● **Dataset extract**
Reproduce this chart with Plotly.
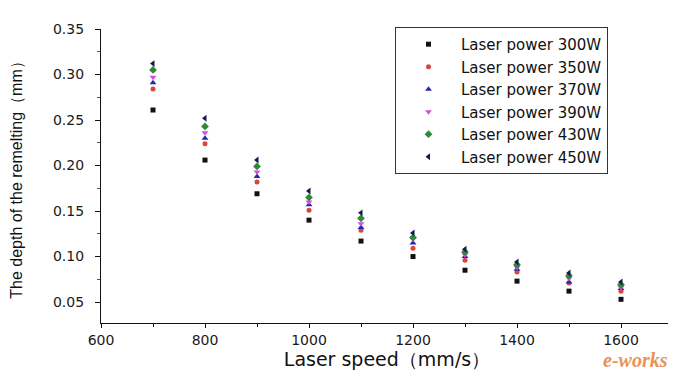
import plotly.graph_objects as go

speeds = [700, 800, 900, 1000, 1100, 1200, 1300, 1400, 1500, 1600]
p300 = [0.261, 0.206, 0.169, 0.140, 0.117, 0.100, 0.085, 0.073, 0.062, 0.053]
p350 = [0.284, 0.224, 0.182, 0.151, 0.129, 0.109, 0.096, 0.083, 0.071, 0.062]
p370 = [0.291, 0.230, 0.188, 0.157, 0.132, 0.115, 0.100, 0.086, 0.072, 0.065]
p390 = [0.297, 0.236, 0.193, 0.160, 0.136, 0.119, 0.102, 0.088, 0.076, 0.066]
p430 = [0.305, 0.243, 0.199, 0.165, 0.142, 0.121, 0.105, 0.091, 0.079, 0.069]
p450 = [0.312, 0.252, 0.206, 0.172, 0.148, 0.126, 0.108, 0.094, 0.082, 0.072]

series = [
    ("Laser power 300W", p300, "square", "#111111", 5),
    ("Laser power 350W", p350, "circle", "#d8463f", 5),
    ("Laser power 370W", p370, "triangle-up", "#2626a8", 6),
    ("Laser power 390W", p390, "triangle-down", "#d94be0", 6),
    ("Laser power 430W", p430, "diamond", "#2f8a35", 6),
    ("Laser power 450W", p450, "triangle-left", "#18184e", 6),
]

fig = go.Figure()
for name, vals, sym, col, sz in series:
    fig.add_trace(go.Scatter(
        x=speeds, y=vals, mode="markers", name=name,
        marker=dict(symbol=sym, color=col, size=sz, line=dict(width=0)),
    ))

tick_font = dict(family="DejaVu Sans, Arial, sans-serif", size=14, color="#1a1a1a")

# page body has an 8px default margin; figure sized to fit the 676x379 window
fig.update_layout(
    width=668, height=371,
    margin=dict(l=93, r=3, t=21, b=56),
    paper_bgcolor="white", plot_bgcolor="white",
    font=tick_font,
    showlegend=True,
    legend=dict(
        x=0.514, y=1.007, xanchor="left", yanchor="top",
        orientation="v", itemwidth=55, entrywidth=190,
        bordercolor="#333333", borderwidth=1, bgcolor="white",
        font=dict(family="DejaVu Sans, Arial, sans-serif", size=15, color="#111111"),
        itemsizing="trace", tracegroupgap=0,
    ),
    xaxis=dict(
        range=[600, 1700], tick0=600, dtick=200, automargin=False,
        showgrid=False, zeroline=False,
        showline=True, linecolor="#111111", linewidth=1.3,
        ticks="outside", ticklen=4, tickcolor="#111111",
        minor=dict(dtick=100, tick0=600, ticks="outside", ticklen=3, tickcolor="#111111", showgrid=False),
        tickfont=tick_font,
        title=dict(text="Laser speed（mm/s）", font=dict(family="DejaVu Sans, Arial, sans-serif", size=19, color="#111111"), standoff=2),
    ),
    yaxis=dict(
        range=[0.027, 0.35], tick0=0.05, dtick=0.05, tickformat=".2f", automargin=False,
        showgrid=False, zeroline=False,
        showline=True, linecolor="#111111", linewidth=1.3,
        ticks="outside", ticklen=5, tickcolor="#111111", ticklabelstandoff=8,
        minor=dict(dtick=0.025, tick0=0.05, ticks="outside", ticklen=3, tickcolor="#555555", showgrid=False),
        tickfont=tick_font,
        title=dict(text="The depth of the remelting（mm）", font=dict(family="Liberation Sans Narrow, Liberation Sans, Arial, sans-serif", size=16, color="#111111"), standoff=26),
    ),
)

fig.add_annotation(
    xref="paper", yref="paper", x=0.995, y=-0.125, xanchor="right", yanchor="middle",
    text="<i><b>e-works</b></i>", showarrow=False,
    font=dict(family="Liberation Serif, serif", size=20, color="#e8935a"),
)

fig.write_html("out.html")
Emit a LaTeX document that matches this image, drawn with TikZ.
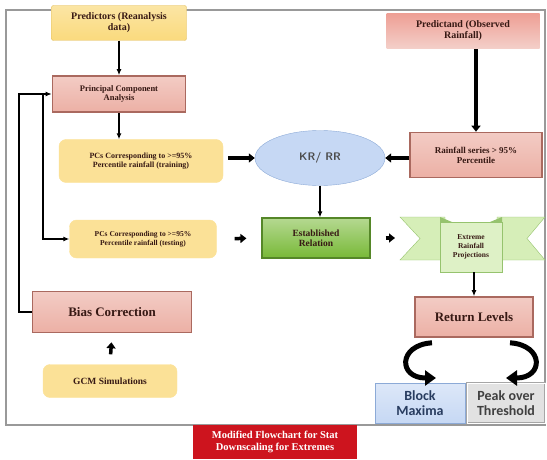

● **Directions**
Produce an exact copy of each line of data, skipping embedded images.

● **Complete output**
Reproduce this chart with Plotly.
import plotly.graph_objects as go

speeds = [700, 800, 900, 1000, 1100, 1200, 1300, 1400, 1500, 1600]
p300 = [0.261, 0.206, 0.169, 0.140, 0.117, 0.100, 0.085, 0.073, 0.062, 0.053]
p350 = [0.284, 0.224, 0.182, 0.151, 0.129, 0.109, 0.096, 0.083, 0.071, 0.062]
p370 = [0.291, 0.230, 0.188, 0.157, 0.132, 0.115, 0.100, 0.086, 0.072, 0.065]
p390 = [0.297, 0.236, 0.193, 0.160, 0.136, 0.119, 0.102, 0.088, 0.076, 0.066]
p430 = [0.305, 0.243, 0.199, 0.165, 0.142, 0.121, 0.105, 0.091, 0.079, 0.069]
p450 = [0.312, 0.252, 0.206, 0.172, 0.148, 0.126, 0.108, 0.094, 0.082, 0.072]

series = [
    ("Laser power 300W", p300, "square", "#111111", 5),
    ("Laser power 350W", p350, "circle", "#d8463f", 5),
    ("Laser power 370W", p370, "triangle-up", "#2626a8", 6),
    ("Laser power 390W", p390, "triangle-down", "#d94be0", 6),
    ("Laser power 430W", p430, "diamond", "#2f8a35", 6),
    ("Laser power 450W", p450, "triangle-left", "#18184e", 6),
]

fig = go.Figure()
for name, vals, sym, col, sz in series:
    fig.add_trace(go.Scatter(
        x=speeds, y=vals, mode="markers", name=name,
        marker=dict(symbol=sym, color=col, size=sz, line=dict(width=0)),
    ))

tick_font = dict(family="DejaVu Sans, Arial, sans-serif", size=14, color="#1a1a1a")

# page body has an 8px default margin; figure sized to fit the 676x379 window
fig.update_layout(
    width=668, height=371,
    margin=dict(l=93, r=3, t=21, b=56),
    paper_bgcolor="white", plot_bgcolor="white",
    font=tick_font,
    showlegend=True,
    legend=dict(
        x=0.514, y=1.007, xanchor="left", yanchor="top",
        orientation="v", itemwidth=55, entrywidth=190,
        bordercolor="#333333", borderwidth=1, bgcolor="white",
        font=dict(family="DejaVu Sans, Arial, sans-serif", size=15, color="#111111"),
        itemsizing="trace", tracegroupgap=0,
    ),
    xaxis=dict(
        range=[600, 1700], tick0=600, dtick=200, automargin=False,
        showgrid=False, zeroline=False,
        showline=True, linecolor="#111111", linewidth=1.3,
        ticks="outside", ticklen=4, tickcolor="#111111",
        minor=dict(dtick=100, tick0=600, ticks="outside", ticklen=3, tickcolor="#111111", showgrid=False),
        tickfont=tick_font,
        title=dict(text="Laser speed（mm/s）", font=dict(family="DejaVu Sans, Arial, sans-serif", size=19, color="#111111"), standoff=2),
    ),
    yaxis=dict(
        range=[0.027, 0.35], tick0=0.05, dtick=0.05, tickformat=".2f", automargin=False,
        showgrid=False, zeroline=False,
        showline=True, linecolor="#111111", linewidth=1.3,
        ticks="outside", ticklen=5, tickcolor="#111111", ticklabelstandoff=8,
        minor=dict(dtick=0.025, tick0=0.05, ticks="outside", ticklen=3, tickcolor="#555555", showgrid=False),
        tickfont=tick_font,
        title=dict(text="The depth of the remelting（mm）", font=dict(family="Liberation Sans Narrow, Liberation Sans, Arial, sans-serif", size=16, color="#111111"), standoff=26),
    ),
)

fig.add_annotation(
    xref="paper", yref="paper", x=0.995, y=-0.125, xanchor="right", yanchor="middle",
    text="<i><b>e-works</b></i>", showarrow=False,
    font=dict(family="Liberation Serif, serif", size=20, color="#e8935a"),
)

fig.write_html("out.html")
Emit a LaTeX document that matches this image, drawn with TikZ.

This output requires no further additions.